THE PROBLEM ▸
Begin with the first line below and retype each line exactly through the line containing "-0.0232, -0.0742, -0.1373];". Any pictures are to be left out.

DATASET EXCERPT ▸
----

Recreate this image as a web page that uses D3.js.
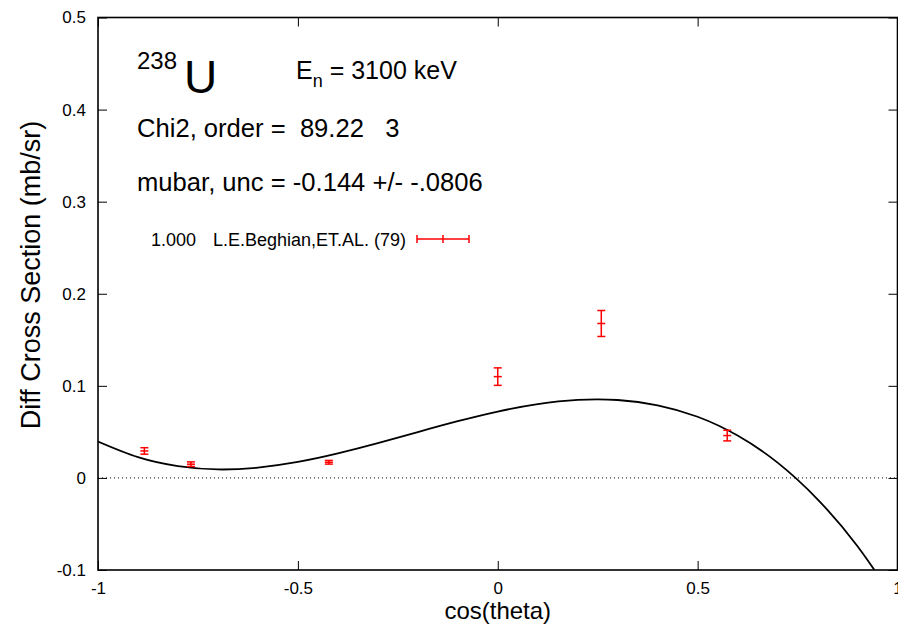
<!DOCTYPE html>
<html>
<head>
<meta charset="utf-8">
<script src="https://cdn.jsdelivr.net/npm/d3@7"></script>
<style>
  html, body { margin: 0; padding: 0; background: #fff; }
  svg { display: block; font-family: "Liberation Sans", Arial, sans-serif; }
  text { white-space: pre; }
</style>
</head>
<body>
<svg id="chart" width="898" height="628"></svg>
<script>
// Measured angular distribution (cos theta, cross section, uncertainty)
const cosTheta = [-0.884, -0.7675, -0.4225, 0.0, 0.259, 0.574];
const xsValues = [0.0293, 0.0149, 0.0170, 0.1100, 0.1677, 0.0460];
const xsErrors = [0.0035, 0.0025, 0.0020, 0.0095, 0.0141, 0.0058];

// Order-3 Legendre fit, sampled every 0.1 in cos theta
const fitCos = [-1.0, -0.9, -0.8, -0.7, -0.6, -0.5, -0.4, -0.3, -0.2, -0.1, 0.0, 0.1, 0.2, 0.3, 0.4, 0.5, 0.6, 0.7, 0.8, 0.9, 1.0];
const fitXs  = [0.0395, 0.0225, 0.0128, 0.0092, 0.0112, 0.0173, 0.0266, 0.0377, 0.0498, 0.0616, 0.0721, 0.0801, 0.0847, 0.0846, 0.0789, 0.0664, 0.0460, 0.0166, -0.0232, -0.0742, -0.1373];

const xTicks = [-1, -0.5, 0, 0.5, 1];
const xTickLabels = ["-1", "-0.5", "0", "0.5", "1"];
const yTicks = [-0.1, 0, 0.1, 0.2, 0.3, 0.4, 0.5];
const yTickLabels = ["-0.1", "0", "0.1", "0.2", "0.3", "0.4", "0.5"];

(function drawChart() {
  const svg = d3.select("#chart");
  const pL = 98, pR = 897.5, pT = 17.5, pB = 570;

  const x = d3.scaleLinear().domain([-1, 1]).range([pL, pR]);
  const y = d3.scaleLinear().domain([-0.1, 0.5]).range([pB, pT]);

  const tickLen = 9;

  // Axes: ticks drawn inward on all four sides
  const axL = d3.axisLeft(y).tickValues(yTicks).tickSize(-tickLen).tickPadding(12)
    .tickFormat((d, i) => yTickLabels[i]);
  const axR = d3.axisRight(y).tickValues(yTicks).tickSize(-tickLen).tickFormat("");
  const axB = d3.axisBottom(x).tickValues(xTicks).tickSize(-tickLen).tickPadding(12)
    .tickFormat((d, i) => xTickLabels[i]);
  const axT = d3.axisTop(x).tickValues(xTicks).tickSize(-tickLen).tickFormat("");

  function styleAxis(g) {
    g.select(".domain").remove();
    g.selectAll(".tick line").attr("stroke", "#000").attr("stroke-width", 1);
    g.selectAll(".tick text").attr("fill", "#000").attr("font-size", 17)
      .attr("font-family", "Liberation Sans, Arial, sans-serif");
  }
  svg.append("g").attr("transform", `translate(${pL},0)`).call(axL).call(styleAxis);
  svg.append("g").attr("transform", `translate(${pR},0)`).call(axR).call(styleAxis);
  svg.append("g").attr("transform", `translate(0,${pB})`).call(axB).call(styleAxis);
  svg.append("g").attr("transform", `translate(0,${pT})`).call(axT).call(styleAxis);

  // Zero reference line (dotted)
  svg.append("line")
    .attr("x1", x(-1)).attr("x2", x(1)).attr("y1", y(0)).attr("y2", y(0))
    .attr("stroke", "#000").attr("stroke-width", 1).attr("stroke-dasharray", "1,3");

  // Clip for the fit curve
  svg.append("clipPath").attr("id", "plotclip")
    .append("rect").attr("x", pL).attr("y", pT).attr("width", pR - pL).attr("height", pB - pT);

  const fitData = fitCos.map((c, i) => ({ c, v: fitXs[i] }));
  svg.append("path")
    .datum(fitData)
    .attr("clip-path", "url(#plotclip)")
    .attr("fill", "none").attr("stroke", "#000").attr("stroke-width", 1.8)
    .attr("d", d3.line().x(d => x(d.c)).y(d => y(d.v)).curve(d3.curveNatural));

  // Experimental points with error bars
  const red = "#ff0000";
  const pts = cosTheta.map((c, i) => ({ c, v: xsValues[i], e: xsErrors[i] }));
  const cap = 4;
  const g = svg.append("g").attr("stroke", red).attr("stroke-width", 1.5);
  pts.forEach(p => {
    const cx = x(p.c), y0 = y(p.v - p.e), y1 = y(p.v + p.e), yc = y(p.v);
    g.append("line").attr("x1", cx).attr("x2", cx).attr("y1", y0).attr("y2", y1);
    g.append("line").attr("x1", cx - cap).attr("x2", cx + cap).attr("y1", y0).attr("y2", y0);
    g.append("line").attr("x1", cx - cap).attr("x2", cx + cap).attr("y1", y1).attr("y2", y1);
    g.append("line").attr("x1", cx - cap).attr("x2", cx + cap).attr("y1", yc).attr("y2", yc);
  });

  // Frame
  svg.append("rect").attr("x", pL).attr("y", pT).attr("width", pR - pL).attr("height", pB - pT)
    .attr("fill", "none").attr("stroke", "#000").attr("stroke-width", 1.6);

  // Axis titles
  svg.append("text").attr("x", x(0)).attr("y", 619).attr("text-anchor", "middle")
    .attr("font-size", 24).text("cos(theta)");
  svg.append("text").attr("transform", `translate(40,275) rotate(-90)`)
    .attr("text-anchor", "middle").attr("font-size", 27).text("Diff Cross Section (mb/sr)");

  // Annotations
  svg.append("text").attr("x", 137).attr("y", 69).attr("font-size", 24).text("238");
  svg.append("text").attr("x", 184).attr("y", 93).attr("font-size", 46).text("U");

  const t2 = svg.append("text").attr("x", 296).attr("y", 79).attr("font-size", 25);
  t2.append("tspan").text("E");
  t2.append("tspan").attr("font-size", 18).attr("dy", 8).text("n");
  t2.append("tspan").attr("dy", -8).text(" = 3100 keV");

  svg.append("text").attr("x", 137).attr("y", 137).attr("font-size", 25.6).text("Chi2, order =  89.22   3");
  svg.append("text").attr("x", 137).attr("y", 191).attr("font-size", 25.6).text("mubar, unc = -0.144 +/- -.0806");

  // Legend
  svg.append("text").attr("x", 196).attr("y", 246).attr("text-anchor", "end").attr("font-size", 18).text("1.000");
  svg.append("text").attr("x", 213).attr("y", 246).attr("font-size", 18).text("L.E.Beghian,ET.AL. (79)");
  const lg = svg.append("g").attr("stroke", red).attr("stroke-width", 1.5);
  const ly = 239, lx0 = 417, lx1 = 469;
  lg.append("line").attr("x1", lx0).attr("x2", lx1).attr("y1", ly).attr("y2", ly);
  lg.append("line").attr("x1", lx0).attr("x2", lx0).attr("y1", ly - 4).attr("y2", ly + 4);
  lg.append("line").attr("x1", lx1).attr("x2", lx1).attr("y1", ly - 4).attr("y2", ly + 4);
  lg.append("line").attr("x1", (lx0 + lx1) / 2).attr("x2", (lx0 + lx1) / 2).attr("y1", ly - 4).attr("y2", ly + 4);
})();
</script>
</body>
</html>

----

SOLUTION ▸
Recreate this image as a web page that uses D3.js.
<!DOCTYPE html>
<html>
<head>
<meta charset="utf-8">
<script src="https://cdn.jsdelivr.net/npm/d3@7"></script>
<style>
  html, body { margin: 0; padding: 0; background: #fff; }
  svg { display: block; font-family: "Liberation Sans", Arial, sans-serif; }
  text { white-space: pre; }
</style>
</head>
<body>
<svg id="chart" width="898" height="628"></svg>
<script>
// Measured angular distribution (cos theta, cross section, uncertainty)
const cosTheta = [-0.884, -0.7675, -0.4225, 0.0, 0.259, 0.574];
const xsValues = [0.0293, 0.0149, 0.0170, 0.1100, 0.1677, 0.0460];
const xsErrors = [0.0035, 0.0025, 0.0020, 0.0095, 0.0141, 0.0058];

// Order-3 Legendre fit, sampled every 0.1 in cos theta
const fitCos = [-1.0, -0.9, -0.8, -0.7, -0.6, -0.5, -0.4, -0.3, -0.2, -0.1, 0.0, 0.1, 0.2, 0.3, 0.4, 0.5, 0.6, 0.7, 0.8, 0.9, 1.0];
const fitXs  = [0.0395, 0.0225, 0.0128, 0.0092, 0.0112, 0.0173, 0.0266, 0.0377, 0.0498, 0.0616, 0.0721, 0.0801, 0.0847, 0.0846, 0.0789, 0.0664, 0.0460, 0.0166, -0.0232, -0.0742, -0.1373];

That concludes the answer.